Na quarta-feira, terceiro dia depois da entrada em vigor da reforma dos tribunais, o sistema informático continuava inacessível nalgumas comarcas e para alguns profissionais. “Houve funcionários que ficaram alarmados quando perceberam que nem todos os processos que lhes iam chegando estavam completos”, descreve Fernando Jorge. “Há detalhes que parecem ter-se perdido pelo caminho e processos que apareceram no sistema como pendentes quando afinal até já tinham sentença”.

Como a gravação dos julgamentos se faz através do sistema, em vários tribunais onde não se conseguia aceder ao Citius – palavra latina usada para baptizar o sistema e que significa celeridade – foi necessário pedir gravadores e cassetes. No Tribunal de Penafiel, um juiz teve de ouvir uma testemunha num processo sem que a audição ficasse gravada. Sem o Citius operacional, o módulo de gravação na dependência daquele sistema também não funciona e, por isso, não foi possível registar em áudio o testemunho de um engenheiro no processo relativo a um acidente de trabalho.

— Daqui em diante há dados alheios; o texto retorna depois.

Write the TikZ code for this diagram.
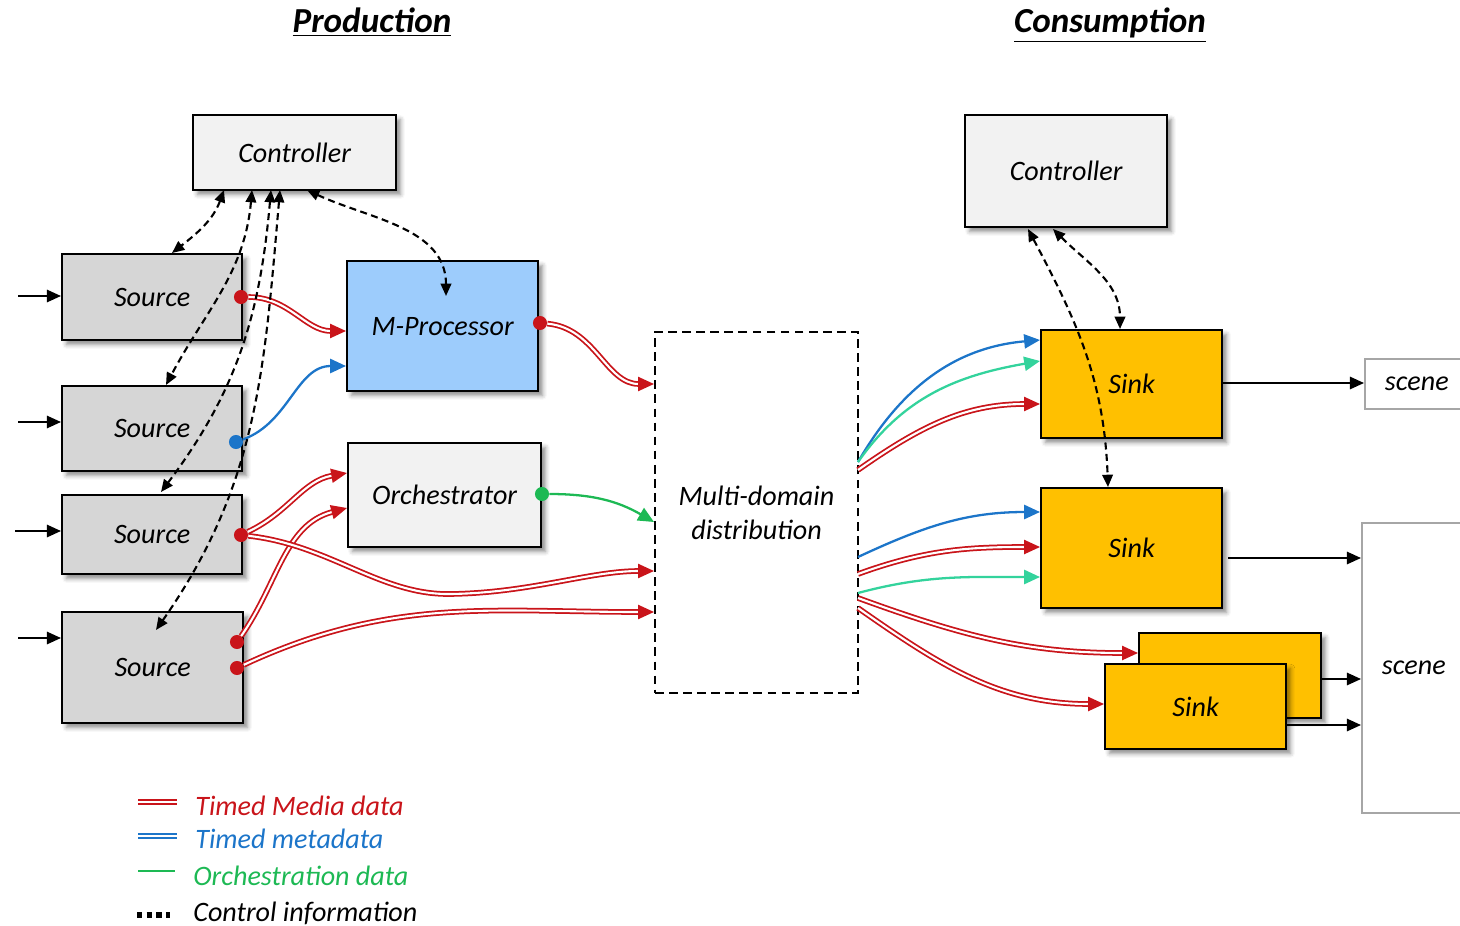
\documentclass[tikz,border=0pt]{standalone}
\usepackage{fontspec}
\setmainfont{Carlito}
\usetikzlibrary{arrows.meta}
\usetikzlibrary{shadows.blur}

\definecolor{ctlgray}{HTML}{F2F2F2}
\definecolor{srcgray}{HTML}{D6D6D6}
\definecolor{procblue}{HTML}{9DCCFC}
\definecolor{sinkgold}{HTML}{FFC000}
\definecolor{mediared}{HTML}{C9141A}
\definecolor{metablue}{HTML}{1C75C9}
\definecolor{orchgreen}{HTML}{1DB954}
\definecolor{syncgreen}{HTML}{33D39C}
\definecolor{scenegray}{HTML}{A6A6A6}

\begin{document}
\begin{tikzpicture}[
  x=0.02cm, y=-0.02cm,
  font=\fontsize{16}{19.4}\selectfont\itshape,
  box/.style={draw=black, line width=1.3pt, anchor=north west, inner sep=0pt,
    blur shadow={shadow xshift=2.5pt, shadow yshift=-2.5pt, shadow blur radius=2.5pt, shadow opacity=45}},
  ctlbox/.style={box, fill=ctlgray},
  srcbox/.style={box, fill=srcgray, minimum width=3.6cm},
  sinkbox/.style={box, fill=sinkgold, minimum width=3.62cm},
  scenebox/.style={draw=scenegray, line width=1.1pt, anchor=north west, fill=white,
    inner xsep=0.4cm, inner ysep=0pt, text width=3cm, align=left},
  media/.style={draw=mediared, double=white, line width=1pt, double distance=1.2pt,
    -{Triangle[length=9pt, width=8pt]}},
  meta/.style={draw=metablue, line width=1.3pt, -{Triangle[length=9pt, width=8pt]}},
  orch/.style={draw=orchgreen, line width=1.3pt, -{Triangle[length=9pt, width=8pt]}},
  sync/.style={draw=syncgreen, line width=1.3pt, -{Triangle[length=9pt, width=8pt]}},
  ctrl/.style={black, line width=1.2pt, dash pattern=on 4pt off 2.5pt,
    {Triangle[length=7pt, width=6pt]}-{Triangle[length=7pt, width=6pt]}},
  feed/.style={black, line width=1.1pt, -{Triangle[length=8pt, width=7pt]}},
  port/.style={circle, fill=#1, inner sep=0pt, minimum size=8pt},
  headline/.style={anchor=base, font=\fontsize{20}{24}\selectfont\bfseries\itshape},
  legend/.style={anchor=west, inner sep=0pt}
]

\clip (0,0) rectangle (1460,926);

% Headings
\node[headline] (prod) at (372,33) {\underline{Production}};
\node[headline] (cons) at (1110,33) {\underline{Consumption}};

% Production side
\node[ctlbox, minimum width=4.06cm, minimum height=1.5cm] (ctlL) at (192,114) {Controller};
\node[srcbox, minimum height=1.72cm] (src1) at (61,253) {Source};
\node[srcbox, minimum height=1.7cm] (src2) at (61,385) {Source};
\node[srcbox, minimum height=1.58cm] (src3) at (61,494) {Source};
\node[srcbox, minimum width=3.62cm, minimum height=2.22cm] (src4) at (61,611) {Source};
\node[box, fill=procblue, minimum width=3.82cm, minimum height=2.6cm] (mproc) at (346,260) {M-Processor};
\node[ctlbox, minimum width=3.86cm, minimum height=2.08cm] (orchestr) at (347,442) {Orchestrator};

% Distribution in the middle
\node[draw, line width=1.2pt, dash pattern=on 5pt off 3pt, anchor=north west,
  minimum width=4.06cm, minimum height=7.22cm, align=center] (dist) at (654,331) {Multi-domain\\distribution};

% Consumption side
\node[ctlbox, minimum width=4.04cm, minimum height=2.24cm] (ctlR) at (964,114) {Controller};
\node[sinkbox, minimum height=2.16cm] (snk1) at (1040,329) {Sink};
\node[sinkbox, minimum height=2.4cm] (snk2) at (1040,487) {Sink};
\node[sinkbox, minimum width=3.64cm, minimum height=1.7cm] (snk3) at (1138,632) {};
\node[sinkbox, minimum height=1.7cm] (snk4) at (1104,663) {Sink};
\node[scenebox, minimum height=1cm] (scene1) at (1364,358) {scene};
\node[scenebox, minimum height=5.8cm] (scene2) at (1361,522) {scene};

% Output ports
\node[port=mediared] (s1o) at (241,297) {};
\node[port=metablue] (s2o) at (236,442) {};
\node[port=mediared] (s3o) at (241,535) {};
\node[port=mediared] (s4a) at (237,642) {};
\node[port=mediared] (s4b) at (237,668) {};
\node[port=mediared] (po) at (540,323) {};
\node[port=orchgreen] (oo) at (542,494) {};

% Inlets
\coordinate (pm1) at (346,331);
\coordinate (pm2) at (346,366);
\coordinate (po1) at (347,473);
\coordinate (po2) at (347,508);
\coordinate (pd1) at (654,384);
\coordinate (pd2) at (654,522);
\coordinate (pd3) at (654,571);
\coordinate (pd4) at (654,612);
\coordinate (dq1) at (858,462);
\coordinate (dq2) at (858,470);
\coordinate (dq3) at (858,557);
\coordinate (dq4) at (858,574);
\coordinate (dq5) at (858,593);
\coordinate (dq6) at (858,598);
\coordinate (dq7) at (858,608);
\coordinate (k1a) at (1040,340);
\coordinate (k1b) at (1040,361);
\coordinate (k1c) at (1040,404);
\coordinate (k2a) at (1040,512);
\coordinate (k2b) at (1040,547);
\coordinate (k2c) at (1040,577);
\coordinate (k3a) at (1138,653);
\coordinate (k4a) at (1104,704);

% Inputs and scene outputs
\coordinate (in1) at (18,296);
\coordinate (in2) at (18,422);
\coordinate (in3) at (15,531);
\coordinate (in4) at (18,638);
\coordinate (k1o) at (1221,383);
\coordinate (k2o) at (1228,558);
\coordinate (k3o) at (1320,679);
\coordinate (k4o) at (1285,725);

\draw[feed] (in1) -- (in1 -| src1.west);
\draw[feed] (in2) -- (in2 -| src2.west);
\draw[feed] (in3) -- (in3 -| src3.west);
\draw[feed] (in4) -- (in4 -| src4.west);
\draw[feed] (k1o) -- (k1o -| scene1.west);
\draw[feed] (k2o) -- (k2o -| scene2.west);
\draw[feed] (k3o) -- (k3o -| scene2.west);
\draw[feed] (k4o) -- (k4o -| scene2.west);

% Production flows
\draw[media] (s1o) to[out=0, in=180] (pm1);
\draw[meta] (s2o) to[out=20, in=180] (pm2);
\draw[media] (s3o) to[out=25, in=190] (po1);
\draw[media] (s4a) to[out=55, in=195] (po2);
\draw[media] (po) to[out=-5, in=180] (pd1);
\draw[orch] (oo) to[out=0, in=150] (pd2);
\draw[media] (s3o) .. controls (330,545) and (380,595) .. (450,594)
  .. controls (530,593) and (590,571) .. (pd3);
\draw[media] (s4b) to[out=25, in=180] (pd4);

% Consumption flows
\draw[meta] (dq1) to[out=60, in=185] (k1a);
\draw[sync] (dq1) to[out=55, in=190] (k1b);
\draw[media] (dq2) to[out=35, in=180] (k1c);
\draw[meta] (dq3) to[out=25, in=180] (k2a);
\draw[media] (dq4) to[out=20, in=180] (k2b);
\draw[sync] (dq5) to[out=15, in=180] (k2c);
\draw[media] (dq6) to[out=-20, in=180] (k3a);
\draw[media] (dq7) to[out=-35, in=180] (k4a);

% Control information
\coordinate (cl1) at (224,190);
\coordinate (cl2) at (252,190);
\coordinate (cl3) at (271,190);
\coordinate (cl4) at (280,190);
\coordinate (cl5) at (307,190);
\coordinate (t1) at (172,253);
\coordinate (t2) at (166,385);
\coordinate (t3) at (161,492);
\coordinate (t4) at (156,630);
\coordinate (t5) at (446,296);
\coordinate (cr1) at (1028,229);
\coordinate (cr2) at (1053,229);
\coordinate (kt1) at (1120,329);
\coordinate (kt2) at (1108,487);

\draw[ctrl] (cl1) to[out=-110, in=38] (t1);
\draw[ctrl] (cl2) to[out=-95, in=62] (t2);
\draw[ctrl] (cl3) to[out=-95, in=53] (t3);
\draw[ctrl] (cl4) to[out=-95, in=55] (t4);
\draw[ctrl] (cl5) to[out=-25, in=90] (t5);
\draw[ctrl] (cr1) to[out=-62, in=92] (kt2);
\draw[ctrl] (cr2) to[out=-45, in=90] (kt1);

% Legend
\draw[draw=mediared, double=white, line width=1pt, double distance=1.2pt] (138,802) -- (177,802);
\draw[draw=metablue, double=white, line width=1pt, double distance=1.2pt] (138,836) -- (177,836);
\draw[orchgreen, line width=1.3pt] (138,871) -- (175,871);
\draw[black, line width=3pt, dash pattern=on 3pt off 2.5pt] (137,915) -- (170,915);
\node[legend, text=mediared] (lg1) at (195,806) {Timed Media data};
\node[legend, text=metablue] (lg2) at (195,839) {Timed metadata};
\node[legend, text=orchgreen] (lg3) at (193,876) {Orchestration data};
\node[legend] (lg4) at (193,913) {Control information};

\end{tikzpicture}
\end{document}
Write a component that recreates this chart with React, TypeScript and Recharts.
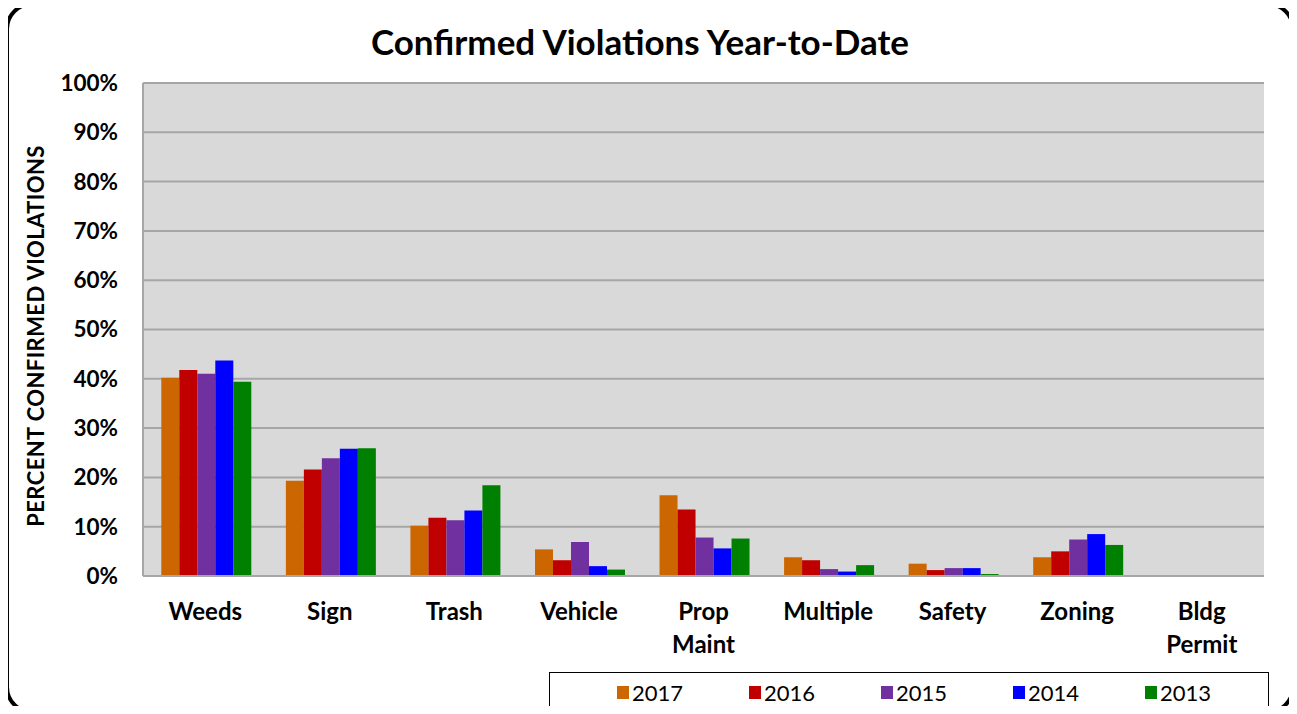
import { Bar, BarChart, CartesianGrid, XAxis, YAxis } from "recharts";

const categories = [
  "Weeds",
  "Sign",
  "Trash",
  "Vehicle",
  "Prop\nMaint",
  "Multiple",
  "Safety",
  "Zoning",
  "Bldg\nPermit",
];

const v2017 = [40.2, 19.3, 10.2, 5.4, 16.4, 3.8, 2.5, 3.8, 0];
const v2016 = [41.8, 21.6, 11.8, 3.2, 13.5, 3.2, 1.2, 5.0, 0];
const v2015 = [41.0, 23.9, 11.3, 6.9, 7.8, 1.4, 1.6, 7.4, 0];
const v2014 = [43.7, 25.8, 13.3, 2.0, 5.6, 0.9, 1.6, 8.5, 0];
const v2013 = [39.4, 25.9, 18.4, 1.3, 7.6, 2.2, 0.4, 6.3, 0];

const yTicks = [0, 10, 20, 30, 40, 50, 60, 70, 80, 90, 100];

const seriesList = [
  { key: "y2017", name: "2017", color: "#CC6600" },
  { key: "y2016", name: "2016", color: "#C00000" },
  { key: "y2015", name: "2015", color: "#7030A0" },
  { key: "y2014", name: "2014", color: "#0000FF" },
  { key: "y2013", name: "2013", color: "#008000" },
];

const data = categories.map((c, i) => ({
  name: c,
  y2017: v2017[i],
  y2016: v2016[i],
  y2015: v2015[i],
  y2014: v2014[i],
  y2013: v2013[i],
}));

const FONT = "Lato, 'Open Sans', sans-serif";

function CategoryTick(props: any) {
  const { x, y, payload } = props;
  const lines = String(payload.value).split("\n");
  return (
    <text
      x={x}
      y={y}
      textAnchor="middle"
      fill="#000"
      fontSize={24}
      fontWeight={700}
      fontFamily={FONT}
    >
      {lines.map((line, i) => (
        <tspan key={i} x={x} dy={i === 0 ? 42 : 33}>
          {line}
        </tspan>
      ))}
    </text>
  );
}

export default function App() {
  return (
    <div
      style={{
        position: "relative",
        width: 1297,
        height: 714,
        margin: -8,
        overflow: "hidden",
        background: "#fff",
        fontFamily: FONT,
      }}
    >
      <div
        style={{
          position: "absolute",
          left: 0,
          width: 1280,
          top: 20,
          textAlign: "center",
          fontSize: 35,
          fontWeight: 700,
          color: "#000",
        }}
      >
        Confirmed Violations Year-to-Date
      </div>
      <div
        style={{
          position: "absolute",
          left: 35,
          top: 336,
          transform: "translate(-50%, -50%) rotate(-90deg)",
          whiteSpace: "nowrap",
          fontSize: 22,
          letterSpacing: 0.4,
          fontWeight: 700,
          color: "#000",
        }}
      >
        PERCENT CONFIRMED VIOLATIONS
      </div>
      <div style={{ position: "absolute", left: 0, top: 0 }}>
        <BarChart
          width={1297}
          height={714}
          data={data}
          margin={{ top: 83, right: 33, left: 83, bottom: 58 }}
          barCategoryGap="14.7%"
          barGap={0}
        >
          <CartesianGrid
            vertical={false}
            fill="#D9D9D9"
            stroke="#A6A6A6"
            strokeWidth={2}
          />
          <XAxis
            dataKey="name"
            height={80}
            interval={0}
            tickLine={false}
            tickSize={0}
            axisLine={{ stroke: "#A6A6A6", strokeWidth: 2 }}
            tick={<CategoryTick />}
          />
          <YAxis
            width={60}
            domain={[0, 100]}
            ticks={yTicks}
            interval={0}
            tickLine={false}
            tickSize={0}
            tickMargin={25}
            axisLine={{ stroke: "#A6A6A6", strokeWidth: 2 }}
            tickFormatter={(v) => `${v}%`}
            tick={{ fill: "#000", fontSize: 22.5, fontWeight: 700, fontFamily: FONT }}
          />
          {seriesList.map((s) => (
            <Bar
              key={s.key}
              dataKey={s.key}
              name={s.name}
              fill={s.color}
              isAnimationActive={false}
            />
          ))}
        </BarChart>
      </div>
      <svg
        width={1297}
        height={714}
        style={{ position: "absolute", left: 0, top: 0, pointerEvents: "none" }}
      >
        <rect
          x={7}
          y={4}
          width={1286}
          height={708}
          rx={25}
          ry={25}
          fill="none"
          stroke="#000"
          strokeWidth={4}
        />
      </svg>
      <div
        style={{
          position: "absolute",
          left: 549,
          top: 672,
          width: 718,
          height: 60,
          border: "1px solid #000",
          background: "#fff",
        }}
      />
      {seriesList.map((s, i) => (
        <div
          key={s.key}
          style={{
            position: "absolute",
            left: 617 + i * 132,
            top: 679,
            display: "flex",
            alignItems: "center",
            fontSize: 22,
            color: "#000",
          }}
        >
          <span
            style={{
              display: "inline-block",
              width: 12,
              height: 13,
              background: s.color,
              marginRight: 3,
            }}
          />
          {s.name}
        </div>
      ))}
    </div>
  );
}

“Não é verdade que o sistema esteja em pleno funcionamento”, como diz o Ministério da Justiça, observava o presidente do Sindicato de Magistrados do Ministério Público, Rui Cardoso, para quem a tutela “tem o especial dever de explicar o que se passa e quando é que o sistema vai ficar finalmente operacional”. Mas o colapso informático não é o único problema, avisa: “No Palácio da Justiça de Setúbal as obras estão a decorrer enquanto os funcionários estão a trabalhar. Existe pó por todo o lado. Estão a ser demolidas paredes e enquanto isso acontecia caíram placas do tecto. Felizmente ninguém se magoou, mas não estão asseguradas as condições de segurança”. Por isso mesmo, o coordenador do Ministério Público mandou os magistrados para casa.

Também a Ordem dos Advogados acusa Paula Teixeira da Cruz de ter faltado à verdade. A bastonária Elina Fraga entende que a governante tem de assumir responsabilidades pelo sucedido. “Devia aceitar um frente-a-frente televisivo para prestar esclarecimentos”, desafia.